Great news! The South Rift Resource Centre is about to begin its next phase of development. We have signed a contract with local contractor Matias Bifani to begin building the centre. On Monday this week a team comprising of the ACC director, the women's group committee, local leaders and resident researchers met with Matias at the site to disuss the final placement of all the proposed buildings. Matias starts breaking ground as I write! It is hoped that within four months the centre will have:

- a central meeting hall and main office with a supporting kitchen. It is imagined that both the local community and visiting groups will use these buildings. We also will have our library and herbarium in the office area.
- a building for resident reserchers to cook, have office space and living space.
- staff accommodation upgraded with a kitchen and living space
- a banda for the local women's group to display their beadwork and other small business items
- supporting bathrooms for all these facilities.

The total cost of the project will be Ksh. 7,087,114. ACC has committed Ksh. 5 million. We therefore need to raise an additional Ksh. 2 million (approximately) for construction work. We will also need to raise additional funds for equipment. Any thoughts on this most welcome!

McGill Students visit the camp

The South Rift Resource Centre hosted 45 students and professors from McGill University in Canada for four nights over last weekend. The students were studying a variety of different courses including Environment and Development, Nutrition and Biodiversity, and Wildlife and Ornithology over the course of their 3 months in Africa, and used the South Rift region as part of their learning environment. The students visited the conservation areas, the irrigation schemes, had talks from local herbalists, leaders and resarchers and played football with a local school. Despite the fact that they were camping during the biggest rainstorm on record since the centre was established (with 27mm falling in one night!), they had a great time and assured us they would be back next year.

03 March 2010

Fundraiser Update

Education is the word.  We are proud to finally report on what we did with the money raised this fall at the Emerson fundraiser in Bozeman, Montana.  A second effort was made in St. Louis, Missouri, by the 1st grade class of Christ Prince of Peace elementary school. Together the combined contributions totaled ~ $5,000. 
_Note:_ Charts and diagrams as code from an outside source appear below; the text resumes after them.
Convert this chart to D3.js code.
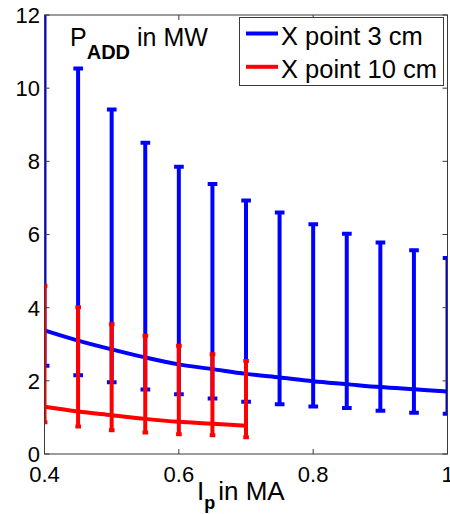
<!DOCTYPE html>
<html><head><meta charset="utf-8">
<script src="https://cdn.jsdelivr.net/npm/d3@7"></script>
<style>html,body{margin:0;padding:0;background:#fff;}svg{display:block;font-family:"Liberation Sans",Arial,sans-serif;}</style>
</head><body>
<script>
// ---- data ----
const ipBlue = [0.4,0.45,0.5,0.55,0.6,0.65,0.7,0.75,0.8,0.85,0.9,0.95,1.0];
const blueMid = [3.38,3.10,2.86,2.64,2.45,2.32,2.19,2.09,1.99,1.91,1.83,1.77,1.71];
const blueUpper = [12.05,10.54,9.42,8.51,7.85,7.38,6.93,6.60,6.28,6.02,5.78,5.57,5.36];
const blueLower = [2.41,2.15,1.96,1.76,1.63,1.52,1.43,1.36,1.30,1.26,1.18,1.13,1.10];

const ipRed = [0.4,0.45,0.5,0.55,0.6,0.65,0.7];
const redMid = [1.29,1.16,1.06,0.96,0.88,0.83,0.77];
const redUpper = [4.60,4.01,3.55,3.23,2.96,2.73,2.54];
const redLower = [0.87,0.75,0.65,0.59,0.54,0.51,0.46];

const xTicks = [0.4,0.6,0.8,1.0];
const xTickLabels = ["0.4","0.6","0.8","1"];
const yTicks = [0,2,4,6,8,10,12];
const seriesNames = ["X point 3 cm","X point 10 cm"];
const seriesColors = ["#0000ff","#ff0000"];

const W = 450, H = 514;
const m = {left:44.5, right:2.5, top:15, bottom:60};
const svg = d3.select("body").append("svg").attr("width",W).attr("height",H);
const x = d3.scaleLinear().domain([0.4,1.0]).range([m.left, W-m.right]);
const y = d3.scaleLinear().domain([0,12]).range([H-m.bottom, m.top]);

svg.append("defs").append("clipPath").attr("id","clip")
  .append("rect").attr("x",m.left).attr("y",m.top)
  .attr("width",x(1)-x(0.4)).attr("height",y(0)-y(12));

const plot = svg.append("g").attr("clip-path","url(#clip)");

function drawSeries(xs, mid, up, lo, color){
  const g = plot.append("g");
  const tee = (d3.max(xs)-d3.min(xs))/100;
  const line = d3.line().x((d,i)=>x(xs[i])).y(d=>y(d)).curve(d3.curveCatmullRom.alpha(0.5));
  g.append("path").datum(mid).attr("d",line).attr("fill","none")
    .attr("stroke",color).attr("stroke-width",4);
  xs.forEach((xv,i)=>{
    g.append("line").attr("x1",x(xv)).attr("x2",x(xv)).attr("y1",y(up[i])).attr("y2",y(lo[i]))
      .attr("stroke",color).attr("stroke-width",4);
    [up[i],lo[i]].forEach(v=>{
      g.append("line").attr("x1",x(xv-tee)-0.7).attr("x2",x(xv+tee)+0.9).attr("y1",y(v)).attr("y2",y(v))
        .attr("stroke",color).attr("stroke-width",4);
    });
  });
}
drawSeries(ipBlue, blueMid, blueUpper, blueLower, seriesColors[0]);
drawSeries(ipRed, redMid, redUpper, redLower, seriesColors[1]);

// axes box
const axColor = "#3a3a3a";
const tl = 5;
const ax = svg.append("g");
ax.append("rect").attr("x",m.left).attr("y",m.top).attr("width",x(1)-x(0.4)).attr("height",y(0)-y(12))
  .attr("fill","none").attr("stroke",axColor).attr("stroke-width",1);
xTicks.forEach((t,i)=>{
  ax.append("line").attr("x1",x(t)).attr("x2",x(t)).attr("y1",y(0)).attr("y2",y(0)-tl).attr("stroke",axColor);
  ax.append("line").attr("x1",x(t)).attr("x2",x(t)).attr("y1",y(12)).attr("y2",y(12)+tl).attr("stroke",axColor);
  ax.append("text").attr("x",x(t)).attr("y",y(0)+28).attr("text-anchor","middle")
    .attr("font-size",22).attr("fill","#000").text(xTickLabels[i]);
});
yTicks.forEach(t=>{
  ax.append("line").attr("x1",x(0.4)).attr("x2",x(0.4)+tl).attr("y1",y(t)).attr("y2",y(t)).attr("stroke",axColor);
  ax.append("line").attr("x1",x(1)).attr("x2",x(1)-tl).attr("y1",y(t)).attr("y2",y(t)).attr("stroke",axColor);
  ax.append("text").attr("x",40).attr("y",y(t)).attr("dy","0.36em").attr("text-anchor","end")
    .attr("font-size",22).attr("fill","#000").text(t);
});

// x label
const xl = svg.append("text").attr("x",197).attr("y",500).attr("font-size",26).attr("fill","#000");
xl.append("tspan").text("I");
xl.append("tspan").attr("dy",9).attr("font-size",18).attr("font-weight","bold").text("p");
xl.append("tspan").attr("dy",-9).attr("dx",3).text("in MA");

// in-plot label
const pl = svg.append("text").attr("x",70).attr("y",46).attr("font-size",25).attr("fill","#000");
pl.append("tspan").text("P");
pl.append("tspan").attr("dy",13).attr("font-size",20).attr("font-weight","bold").text("ADD");
pl.append("tspan").attr("dy",-13).attr("dx",7).text("in MW");

// legend
const lg = svg.append("g");
lg.append("rect").attr("x",239.5).attr("y",17.5).attr("width",204).attr("height",68)
  .attr("fill","#fff").attr("stroke",axColor).attr("stroke-width",1);
seriesNames.forEach((n,i)=>{
  const cy = 33.5 + i*33.3;
  lg.append("line").attr("x1",246).attr("x2",278).attr("y1",cy).attr("y2",cy)
    .attr("stroke",seriesColors[i]).attr("stroke-width",4);
  lg.append("text").attr("x",281).attr("y",cy+11.5).attr("font-size",25.5).attr("fill","#000").text(n);
});
</script>
</body></html>
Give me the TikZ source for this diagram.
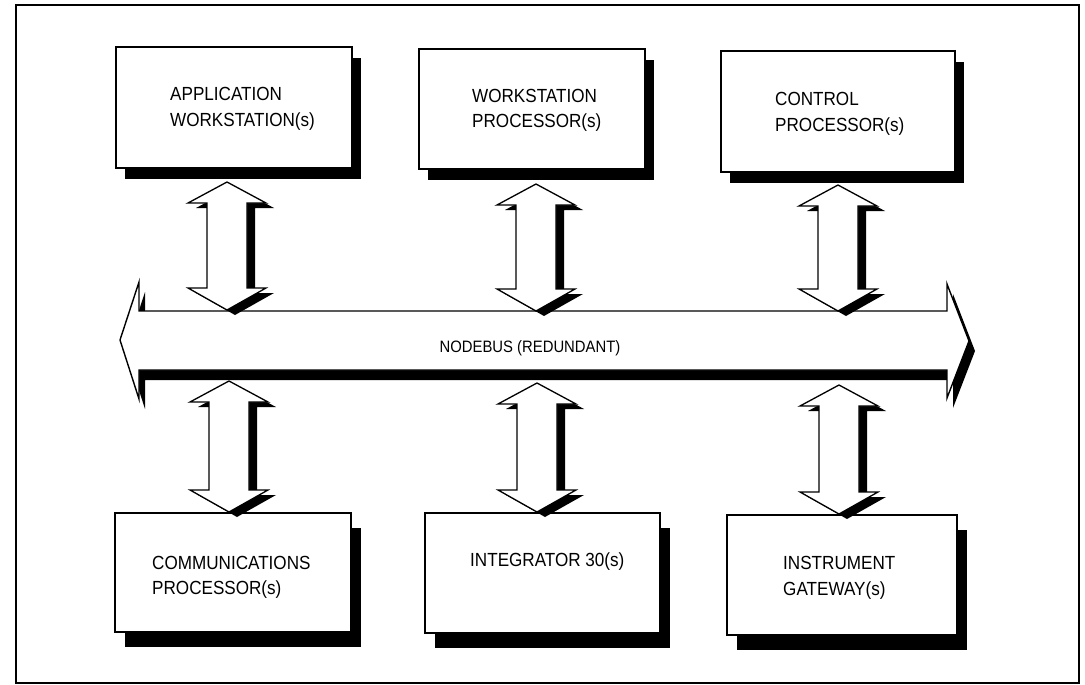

We spent $1,800  (141,000 KSh) to support the relief efforts started by the African Conservation Fund and SORALO late last year.  Contributions through ACF, SORALO, and our efforts supported nursery schools throughout the south Rift, which are financed by local communities rather than the government.  Salaries were paid to teachers and food was provided to help sustain nursery schools for at least 3 months during the severe drought.

The Olkirimatian Reto Women’s Group has launched their bursary program for girls to attend school.  This has been something the women have wanted to do since the creation of the South Rift Resource Centre, and they are now in a position to get off the ground running.  We are matching the women’s initial investment of $1,334 into this program (100,000 KSh).  One girl from each of the four sub locations of Olkirimatian has been chosen to receive this scholarship. In the weeks to come, we will visit the homes of each of these girls to get their stories and share them with you here.  There has already been tremendous gratitude expressed by the leaders of the community.  They praised the women for truly picking the most needy girls.  The aim of the program is to send the girls to school throughout their primary and secondary education.  The community will continue to monitor this program and welcomes any suggestions you might have.    

Furthering our efforts to promote education we’ve started a textbook program and spent $1,774 (133,000 KSh) on Kenya’s curriculum textbooks to supplement the needs of two schools in the area – the contributions bought 422 books for Entasopia and Pakase Primary Schools.  Upon our visit to Entasopia Primary School we realized the school’s basic needs were not being met due to over enrollment.  The school has 510 pupils, but the government only recognizes its capacity at 350.  There are so many students enrolled in class 1 that the school has had to split them into two groups.  They set up a second classroom outside because there was no space left within.  Education has become a high priority to local families and more and more parents are starting to send their children to school.  While this is a great thing it has led to the increasing demand for basic educational needs.  With guidance from the community leaders, we hope to continue the textbook program.

We would like to thank all those who helped to raise this money and spread the word on the importance of education.  We could not have supported these programs without your help.  Thanks to the 1st grade class of Christ Prince of Peace elementary school who simply collected coins from their classmates and made a substantial contribution to this cause.  What you may have around your house can help to change the lives of so many children around your world.